Some parents, counselors and teachers might even tell you it did more good for kids than just entertain them. It unlocked their emotions and begged for what Mann set out to create at the beginning of 2020.

“That part was fun, particularly fun,” he said. “I think the daunting part was following up a film that everyone really loved.”

But Mann knew what he wanted to do with the movie’s follow-up, “Inside Out 2.”

“Diving into Riley’s adolescence … that was just fun,” he said.

This time around, Riley is 13, hitting puberty and facing all of what, and who, comes with it. The franchise’s second installment features characters we’ve already met — Joy, Sadness and Anger — and gives them a new roommate named Anxiety.

“I think that’s what’s fun about the ‘Inside Out’ world: You can take something we all know and give it a face,” Mann said. “We can give anxiety a name and a face.”

The film follows Riley’s emotions fighting it out for control of her life.
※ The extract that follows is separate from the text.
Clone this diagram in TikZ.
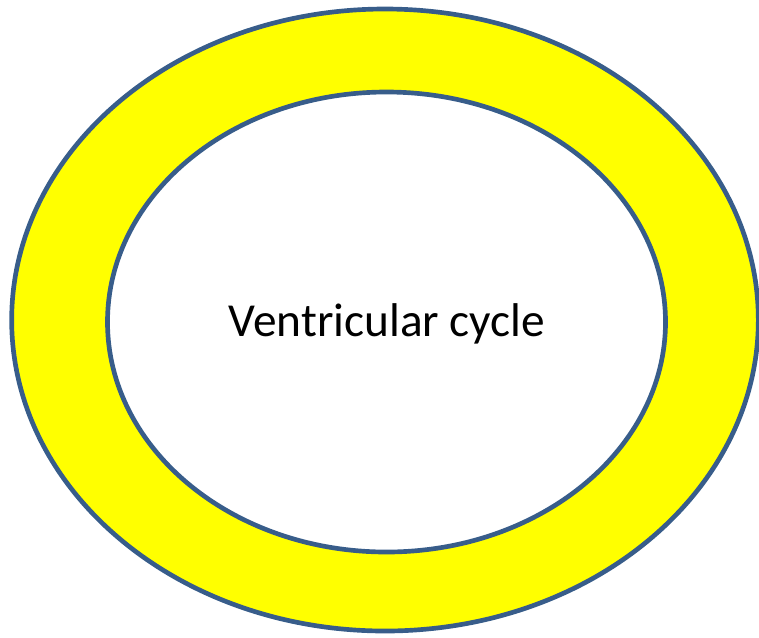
\documentclass[tikz,border=0pt]{standalone}
\usepackage{fontspec}
\setmainfont{Carlito}
\usepackage{xcolor}
\usepackage{tikz}
\usetikzlibrary{shapes}
\usetikzlibrary{positioning}
\definecolor{ringblue}{HTML}{385D8A}
\definecolor{ringyellow}{HTML}{FFFF00}
\tikzset{ring/.style={draw=ringblue, line width=3.5pt, ellipse, inner sep=0pt}}

\begin{document}
\begin{tikzpicture}[x=0.75pt, y=-0.75pt]
        \useasboundingbox (0, 0) rectangle (759, 637);

        % Rings
        \node[ring, fill=ringyellow, minimum width=560pt, minimum height=466.5pt] (outer) at (385, 320) {};
        \node[ring, fill=white, minimum width=418.5pt, minimum height=345pt] (inner) at (386.5, 322) {};

        % Label
        \node[font=\fontsize{35.5}{42}\selectfont] (cycle) at (387, 324) {Ventricular cycle};
    \end{tikzpicture}
\end{document}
Joy wants Riley to stay young and hold on only to joy, while anxiety is hell-bent on taking over Riley over at the age of 13 because as a lot of us know, that’s when anxiety often moves in.

“I always pitched it as a takeover movie, like an emotional takeover,” Mann said. “Anxiety can kind of feel like that; it can take over and kind of shove your other emotions to the side and repress them.”

For a kids’ movie, it’s hard to watch this animation play out, even when an adult has the keys to decide.

“I’m making a movie about anxiety and I still have to remind myself to have my anxiety take a seat,” Mann said.

All of our individual anxieties have a place in this world.

“The whole movie honestly is about acceptance. Both acceptance of anxiety being there and also of your own flaws,” said Mann.

Even for our kids, we have to remember that this is life.

Anxiety will come for them; it does for us all.

The “Inside Out” world just shows them it’s so.